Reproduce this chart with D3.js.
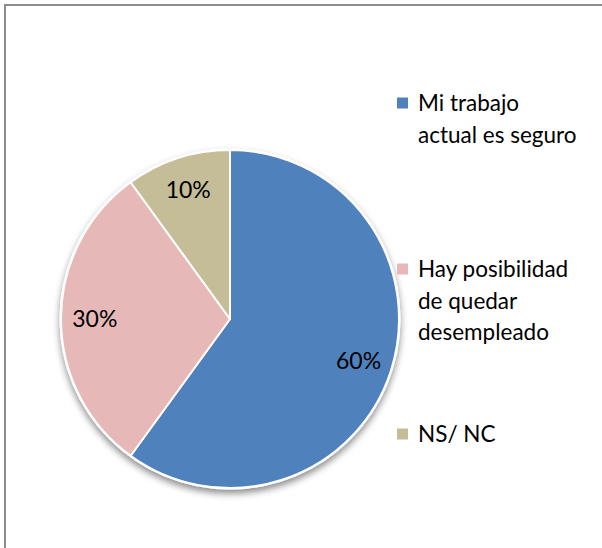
<!DOCTYPE html>
<html>
<head>
	<meta charset="utf-8">
	<script src="https://d3js.org/d3.v7.min.js"></script>
	<title>Pie</title>
	<style>
		body { margin: 0; background: #fff; }
		text { font-family: Lato, "Open Sans", sans-serif; fill: #000; }
	</style>
</head>
<body>
	<div id="chart"></div>

	<script type="text/javascript">

		// chart data
		var categories = ["Mi trabajo actual es seguro", "Hay posibilidad de quedar desempleado", "NS/ NC"];
		var values = [60, 30, 10];
		var legendLines = [["Mi trabajo", "actual es seguro"], ["Hay posibilidad", "de quedar", "desempleado"], ["NS/ NC"]];
		var colors = ["#4f81bd", "#e6b9b8", "#c4bd97"];

		var width = 602, height = 548;
		var cx = 230, cy = 319, radius = 169;

		var svg = d3.select("#chart").append("svg")
			.attr("width", width)
			.attr("height", height);

		var defs = svg.append("defs");
		var shadow = defs.append("filter")
			.attr("id", "shadow")
			.attr("x", "-20%").attr("y", "-20%")
			.attr("width", "140%").attr("height", "140%");
		shadow.append("feDropShadow")
			.attr("dx", 0).attr("dy", 4)
			.attr("stdDeviation", 3.5)
			.attr("flood-color", "#000")
			.attr("flood-opacity", 0.45);

		// outer frame (runs off the right and bottom edges)
		svg.append("rect")
			.attr("x", 5).attr("y", 5)
			.attr("width", 620).attr("height", 600)
			.attr("fill", "none")
			.attr("stroke", "#8c8c8c")
			.attr("stroke-width", 2);

		var pie = d3.pie().sort(null).value(function(d){ return d; });
		var arcs = pie(values);

		var arc = d3.arc().innerRadius(0).outerRadius(radius);
		var labelArc = d3.arc().innerRadius(radius * 0.8).outerRadius(radius * 0.8);

		var g = svg.append("g")
			.attr("transform", "translate(" + cx + "," + cy + ")");

		// white backing disc carries the shadow
		g.append("circle")
			.attr("r", radius + 1.5)
			.attr("fill", "#fff")
			.attr("filter", "url(#shadow)");

		g.selectAll(".slice")
			.data(arcs).enter().append("path")
			.attr("class", "slice")
			.attr("d", arc)
			.attr("fill", function(d, i){ return colors[i]; })
			.attr("stroke", "#fff")
			.attr("stroke-width", 2)
			.attr("stroke-linejoin", "round");

		var total = d3.sum(values);
		g.selectAll(".lbl")
			.data(arcs).enter().append("text")
			.attr("class", "lbl")
			.attr("transform", function(d){ return "translate(" + labelArc.centroid(d) + ")"; })
			.attr("text-anchor", "middle")
			.attr("dy", "0.35em")
			.style("font-size", "23px")
			.text(function(d){ return Math.round(d.value / total * 100) + "%"; });

		// legend
		var legendY = [103, 269, 434];
		var legend = svg.selectAll(".leg")
			.data(categories).enter().append("g")
			.attr("class", "leg")
			.attr("transform", function(d, i){ return "translate(397," + legendY[i] + ")"; });

		legend.append("rect")
			.attr("x", 0).attr("y", -5.5)
			.attr("width", 11).attr("height", 11)
			.attr("fill", function(d, i){ return colors[i]; });

		legend.append("text")
			.attr("x", 21)
			.attr("y", 8)
			.style("font-size", "22.5px")
			.selectAll("tspan")
			.data(function(d, i){ return legendLines[i]; })
			.enter().append("tspan")
			.attr("x", 21)
			.attr("dy", function(d, j){ return j === 0 ? 0 : 31.5; })
			.text(function(d){ return d; });

	</script>
</body>
</html>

------------------------------

> The task: Make an exact copy of all the material, but keep the pictures out of it.

> Answer to the task:
Reproduce this chart with D3.js.
<!DOCTYPE html>
<html>
<head>
	<meta charset="utf-8">
	<script src="https://d3js.org/d3.v7.min.js"></script>
	<title>Pie</title>
	<style>
		body { margin: 0; background: #fff; }
		text { font-family: Lato, "Open Sans", sans-serif; fill: #000; }
	</style>
</head>
<body>
	<div id="chart"></div>

	<script type="text/javascript">

		// chart data
		var categories = ["Mi trabajo actual es seguro", "Hay posibilidad de quedar desempleado", "NS/ NC"];
		var values = [60, 30, 10];
		var legendLines = [["Mi trabajo", "actual es seguro"], ["Hay posibilidad", "de quedar", "desempleado"], ["NS/ NC"]];
		var colors = ["#4f81bd", "#e6b9b8", "#c4bd97"];

		var width = 602, height = 548;
		var cx = 230, cy = 319, radius = 169;

		var svg = d3.select("#chart").append("svg")
			.attr("width", width)
			.attr("height", height);

		var defs = svg.append("defs");
		var shadow = defs.append("filter")
			.attr("id", "shadow")
			.attr("x", "-20%").attr("y", "-20%")
			.attr("width", "140%").attr("height", "140%");
		shadow.append("feDropShadow")
			.attr("dx", 0).attr("dy", 4)
			.attr("stdDeviation", 3.5)
			.attr("flood-color", "#000")
			.attr("flood-opacity", 0.45);

		// outer frame (runs off the right and bottom edges)
		svg.append("rect")
			.attr("x", 5).attr("y", 5)
			.attr("width", 620).attr("height", 600)
			.attr("fill", "none")
			.attr("stroke", "#8c8c8c")
			.attr("stroke-width", 2);

		var pie = d3.pie().sort(null).value(function(d){ return d; });
		var arcs = pie(values);

		var arc = d3.arc().innerRadius(0).outerRadius(radius);
		var labelArc = d3.arc().innerRadius(radius * 0.8).outerRadius(radius * 0.8);

		var g = svg.append("g")
			.attr("transform", "translate(" + cx + "," + cy + ")");

		// white backing disc carries the shadow
		g.append("circle")
			.attr("r", radius + 1.5)
			.attr("fill", "#fff")
			.attr("filter", "url(#shadow)");

		g.selectAll(".slice")
			.data(arcs).enter().append("path")
			.attr("class", "slice")
			.attr("d", arc)
			.attr("fill", function(d, i){ return colors[i]; })
			.attr("stroke", "#fff")
			.attr("stroke-width", 2)
			.attr("stroke-linejoin", "round");

		var total = d3.sum(values);
		g.selectAll(".lbl")
			.data(arcs).enter().append("text")
			.attr("class", "lbl")
			.attr("transform", function(d){ return "translate(" + labelArc.centroid(d) + ")"; })
			.attr("text-anchor", "middle")
			.attr("dy", "0.35em")
			.style("font-size", "23px")
			.text(function(d){ return Math.round(d.value / total * 100) + "%"; });

		// legend
		var legendY = [103, 269, 434];
		var legend = svg.selectAll(".leg")
			.data(categories).enter().append("g")
			.attr("class", "leg")
			.attr("transform", function(d, i){ return "translate(397," + legendY[i] + ")"; });

		legend.append("rect")
			.attr("x", 0).attr("y", -5.5)
			.attr("width", 11).attr("height", 11)
			.attr("fill", function(d, i){ return colors[i]; });

		legend.append("text")
			.attr("x", 21)
			.attr("y", 8)
			.style("font-size", "22.5px")
			.selectAll("tspan")
			.data(function(d, i){ return legendLines[i]; })
			.enter().append("tspan")
			.attr("x", 21)
			.attr("dy", function(d, j){ return j === 0 ? 0 : 31.5; })
			.text(function(d){ return d; });

	</script>
</body>
</html>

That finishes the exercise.